In order to be certain that I was not lending suspended disbelief to the results of my work, I swapped gear on and off the “Formula” shelf for back-to-back A/B comparisons of controlled digital recording signals. Without belaboring the case, each time (without a single instance of doubt or deviation) Grand Prix- assisted recordings were sonically and musically superior to those made without a Grand Prix shelf.

Explicit signs of superior sound were (and are): greater soundstage focus, depth, height, and presence; clearer instrument and image separation; spectral clarity (less blurring or smearing); and, most vivid of all, greatly solidified bass capture: more bass, clearer bass (differentiated low-spectrum fullness and overtones), and firmer, more authoritative bass. Because bass registers are the most difficult to get right in live, on location recording, such enhancement is not negligible. Such improbable sonic wealth amounts to a form of audio magic.

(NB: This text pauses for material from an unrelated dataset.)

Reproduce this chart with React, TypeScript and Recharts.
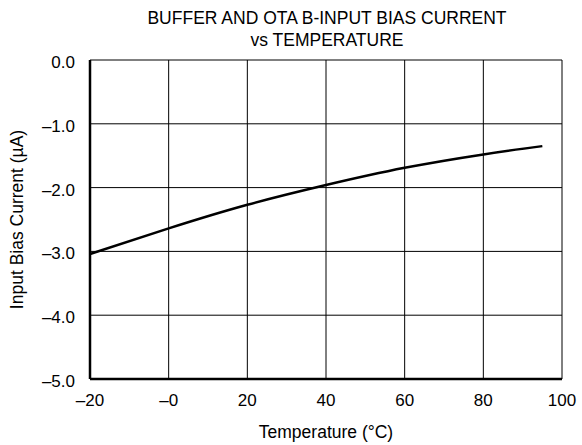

Maestro Lloyd will not easily pry the now much-scuffed (disfigured, marred, and commercially worthless) “Formula” black magic plate from my warm claws. It is here to stay as a wholesome, undeniable part of work late at night to record and, subsequently, to master jazz and blues for the ages. If Grand Prix cares not to receive the bill for already accomplished (still ongoing) cutting-edge research in their behalf – discovering additional glories within the previously unexplored wilderness 
of their composite material shelves – I’ll offset my invoice, accumulated under duress of endless sonic scourings, in lieu of the happily situated Monaco that holds my well-tweaked, immensely improved, soon to be impoverished main listening rig.